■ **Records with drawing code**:
-- begin --
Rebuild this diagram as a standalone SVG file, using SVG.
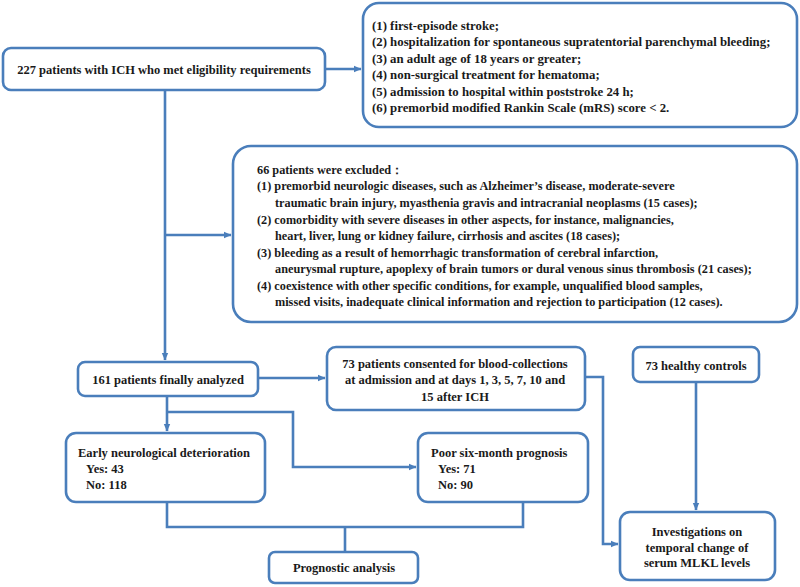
<svg xmlns="http://www.w3.org/2000/svg" width="800" height="587" viewBox="0 0 800 587">
<defs>
<marker id="ah" markerWidth="8" markerHeight="8" refX="7" refY="4" orient="auto" markerUnits="userSpaceOnUse">
<path d="M0,0.8 L7.5,4 L0,7.2 Z" fill="#4a7ebb"/>
</marker>
<style>
.box{fill:#ffffff;stroke:#4a7ebb;stroke-width:2.6}
.ln{fill:none;stroke:#4a7ebb;stroke-width:2.6}
text{font-family:"Liberation Serif","Times New Roman",serif;font-weight:bold;font-size:12.5px;fill:#1a1a1a}
.c{text-anchor:middle}
.b2 text{font-size:12.8px}
.b3 text{font-size:12.25px}
</style>
</defs>
<rect width="800" height="587" fill="#ffffff"/>
<g id="connectors">
<path class="ln" d="M325,69 H361" marker-end="url(#ah)"/>
<path class="ln" d="M165,90 V360" marker-end="url(#ah)"/>
<path class="ln" d="M165,235 H231" marker-end="url(#ah)"/>
<path class="ln" d="M258,378 H325" marker-end="url(#ah)"/>
<path class="ln" d="M167,396 V431" marker-end="url(#ah)"/>
<path class="ln" d="M167,412 H293 V467 H416" marker-end="url(#ah)"/>
<path class="ln" d="M167,502 V527 H523 V502"/>
<path class="ln" d="M345,527 V552"/>
<path class="ln" d="M585,377 H603 V544 H618" marker-end="url(#ah)"/>
<path class="ln" d="M696,382 V510" marker-end="url(#ah)"/>
</g>
<g id="n-eligible">
<rect class="box" x="3" y="48" width="322" height="42" rx="8"/>
<text class="c" x="164" y="73.5">227 patients with ICH who met eligibility requirements</text>
</g>
<g id="n-criteria" class="b2">
<rect class="box" x="363" y="3" width="434" height="124" rx="16"/>
<text x="372" y="29.5">(1) first-episode stroke;</text>
<text x="372" y="46">(2) hospitalization for spontaneous supratentorial parenchymal bleeding;</text>
<text x="372" y="62.5">(3) an adult age of 18 years or greater;</text>
<text x="372" y="78.5">(4) non-surgical treatment for hematoma;</text>
<text x="372" y="95.5">(5) admission to hospital within poststroke 24 h;</text>
<text x="372" y="111.5">(6) premorbid modified Rankin Scale (mRS) score &lt; 2.</text>
</g>
<g id="n-excluded" class="b3">
<rect class="box" x="233" y="146" width="564" height="176" rx="18"/>
<text x="257" y="173.5">66 patients were excluded：</text>
<text x="257" y="190">(1) premorbid neurologic diseases, such as Alzheimer’s disease, moderate-severe</text>
<text x="275" y="207">traumatic brain injury, myasthenia gravis and intracranial neoplasms (15 cases);</text>
<text x="257" y="223.5">(2) comorbidity with severe diseases in other aspects, for instance, malignancies,</text>
<text x="275" y="240">heart, liver, lung or kidney failure, cirrhosis and ascites (18 cases);</text>
<text x="257" y="256.5">(3) bleeding as a result of hemorrhagic transformation of cerebral infarction,</text>
<text x="275" y="273">aneurysmal rupture, apoplexy of brain tumors or dural venous sinus thrombosis (21 cases);</text>
<text x="257" y="289.5">(4) coexistence with other specific conditions, for example, unqualified blood samples,</text>
<text x="275" y="306">missed visits, inadequate clinical information and rejection to participation (12 cases).</text>
</g>
<g id="n-analyzed">
<rect class="box" x="78" y="362" width="180" height="34" rx="7"/>
<text class="c" x="168" y="383.5">161 patients finally analyzed</text>
</g>
<g id="n-consented">
<rect class="box" x="327" y="347" width="258" height="63" rx="9"/>
<text class="c" x="455" y="367.5">73 patients consented for blood-collections</text>
<text class="c" x="455" y="384">at admission and at days 1, 3, 5, 7, 10 and</text>
<text class="c" x="455" y="400.5">15 after ICH</text>
</g>
<g id="n-healthy">
<rect class="box" x="633" y="347" width="126" height="35" rx="7"/>
<text class="c" x="696" y="369.5">73 healthy controls</text>
</g>
<g id="n-end">
<rect class="box" x="66" y="433" width="199" height="69" rx="10"/>
<text x="78" y="456.5">Early neurological deterioration</text>
<text x="86" y="472.5">Yes: 43</text>
<text x="86" y="488.5">No: 118</text>
</g>
<g id="n-poor">
<rect class="box" x="418" y="433" width="170" height="69" rx="10"/>
<text x="431" y="456.5">Poor six-month prognosis</text>
<text x="438" y="472.5">Yes: 71</text>
<text x="438" y="488.5">No: 90</text>
</g>
<g id="n-prognostic">
<rect class="box" x="269" y="552" width="149" height="31" rx="6"/>
<text class="c" x="344" y="572">Prognostic analysis</text>
</g>
<g id="n-invest">
<rect class="box" x="620" y="512" width="155" height="68" rx="10"/>
<text class="c" x="697" y="535.5">Investigations on</text>
<text class="c" x="697" y="551.5">temporal change of</text>
<text class="c" x="697" y="567">serum MLKL levels</text>
</g>
</svg>
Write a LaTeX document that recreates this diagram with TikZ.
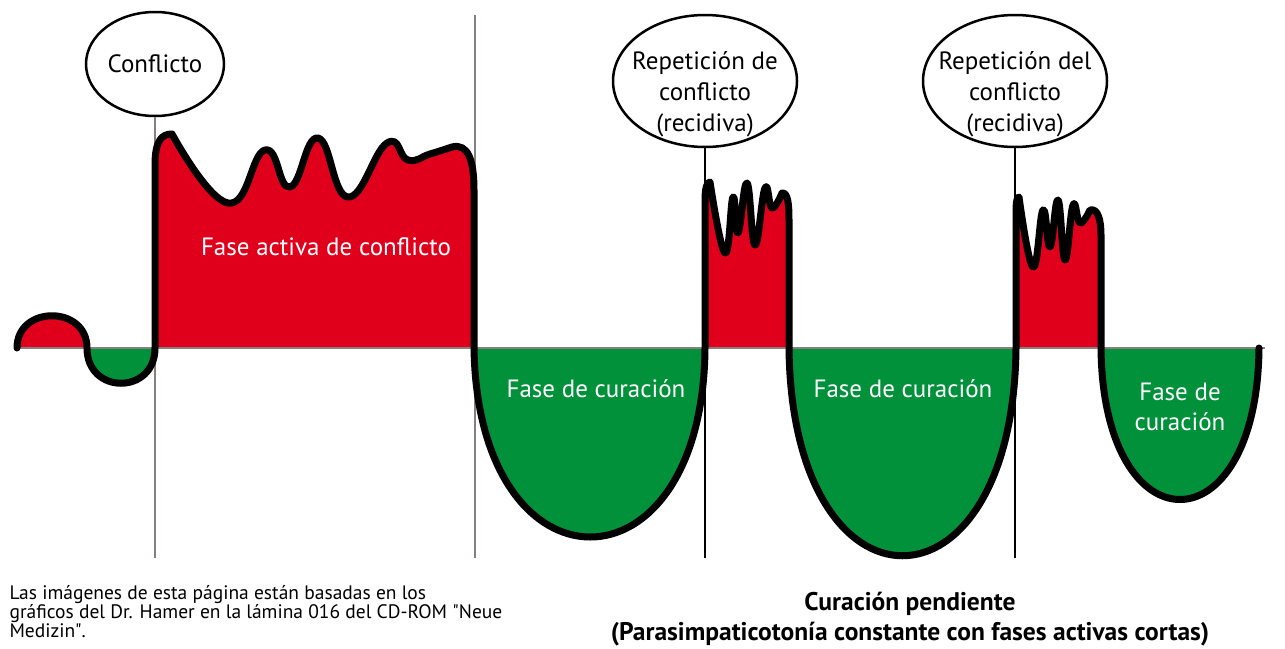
\documentclass[tikz,border=0pt]{standalone}
\usepackage{fontspec}
\setmainfont{PT Sans}
\usepackage{xcolor}
\usetikzlibrary{shapes.geometric}
\definecolor{activered}{RGB}{224,0,27}
\definecolor{healgreen}{RGB}{0,145,58}
\definecolor{axisgray}{RGB}{135,126,126}

% the course of the phases, drawn once and filled twice
\newcommand{\lifecurve}{(17,348) .. controls (17,305) and (87,305) .. (87,348)
 .. controls (87,395) and (155,395) .. (155,348)
 -- (155,165) .. controls (155,140) and (162,134) .. (172,134)
 -- plot[smooth,tension=0.8] coordinates {(172,134) (228,203) (265,150) (290,187) (318,138) (348,197) (387,143) (408,160) (430,154) (452,147)}
 .. controls (468,143) and (474,160) .. (474,190)
 -- (474,348) .. controls (478,600) and (703,600) .. (705,348)
 -- (705,200) .. controls (705,188) and (707,182) .. (710,182)
 -- plot[smooth,tension=0.75] coordinates {(710,182) (725,253) (733,197) (738,233) (747,183) (755,245) (765,188) (772,208) (782,193)}
 .. controls (788,192) and (789,205) .. (789,220)
 -- (789,348) .. controls (792,625) and (1013,625) .. (1016,348)
 -- (1016,212) .. controls (1016,202) and (1017,197) .. (1019,197)
 -- plot[smooth,tension=0.75] coordinates {(1019,197) (1033,267) (1043,210) (1050,247) (1058,200) (1065,260) (1073,205) (1080,223) (1090,210)}
 .. controls (1098,208) and (1101,220) .. (1101,235)
 -- (1101,348) .. controls (1103,550) and (1257,550) .. (1259,348)}

\begin{document}
\begin{tikzpicture}[x=1pt,y=-1pt,
  bubble/.style={ellipse,draw=black,line width=2.5pt,fill=white,inner sep=0pt,align=center,font=\fontsize{25}{31}\selectfont},
  phase/.style={text=white,align=center,font=\fontsize{25}{30}\selectfont},
  grid/.style={axisgray,line width=2.5pt},
  marker/.style={black,line width=2.5pt}]

\useasboundingbox (0,0) rectangle (1285,648);

% fills above and below the zero line
\begin{scope}
\clip (0,0) rectangle (1285,348);
\fill[activered] \lifecurve -- cycle;
\end{scope}
\begin{scope}
\clip (0,348) rectangle (1285,648);
\fill[healgreen] \lifecurve -- cycle;
\end{scope}

\draw[grid] (14,348) -- (1265,348);

\node[bubble,minimum width=138pt,minimum height=104pt] (conf) at (155,64) {Conflicto};
\node[bubble,inner sep=-14pt,minimum width=184pt,minimum height=132pt] (rep1) at (705,81) {\rule{0pt}{44pt}Repetición de\\conflicto\\(recidiva)};
\node[bubble,inner sep=-14pt,minimum width=184pt,minimum height=132pt] (rep2) at (1015,81) {\rule{0pt}{44pt}Repetición del\\conflicto\\(recidiva)};

\coordinate (conf-end) at (155,558);
\coordinate (heal-top) at (475,15);
\coordinate (heal-end) at (475,558);
\coordinate (rep1-end) at (705,558);
\coordinate (rep2-end) at (1015,558);

\draw[grid] (conf.south) -- (conf-end);
\draw[grid] (heal-top) -- (heal-end);
\draw[marker] (rep1.south) -- (rep1-end);
\draw[marker] (rep2.south) -- (rep2-end);

\draw[black,line width=7pt,line join=round,line cap=round] \lifecurve;

\node[phase] (active) at (326,247) {Fase activa de conflicto};
\node[phase] (heal1) at (596,389) {Fase de curación};
\node[phase] (heal2) at (903,389) {Fase de curación};
\node[phase] (heal3) at (1180,407) {Fase de\\curación};

\node[anchor=north west,align=left,font=\fontsize{19.5}{17.5}\selectfont] (note) at (6,582)
  {Las imágenes de esta página están basadas en los\\gráficos del Dr. Hamer en la lámina 016 del CD-ROM \textquotedbl Neue\\Medizin\textquotedbl.};
\node[align=center,font=\bfseries\fontsize{25.5}{30}\selectfont] (title) at (910,619)
  {Curación pendiente\\(Parasimpaticotonía constante con fases activas cortas)};

\end{tikzpicture}
\end{document}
-- end --
Which lines hold the word "standalone"? Show each one.

Rebuild this diagram as a standalone SVG file, using SVG.
\documentclass[tikz,border=0pt]{standalone}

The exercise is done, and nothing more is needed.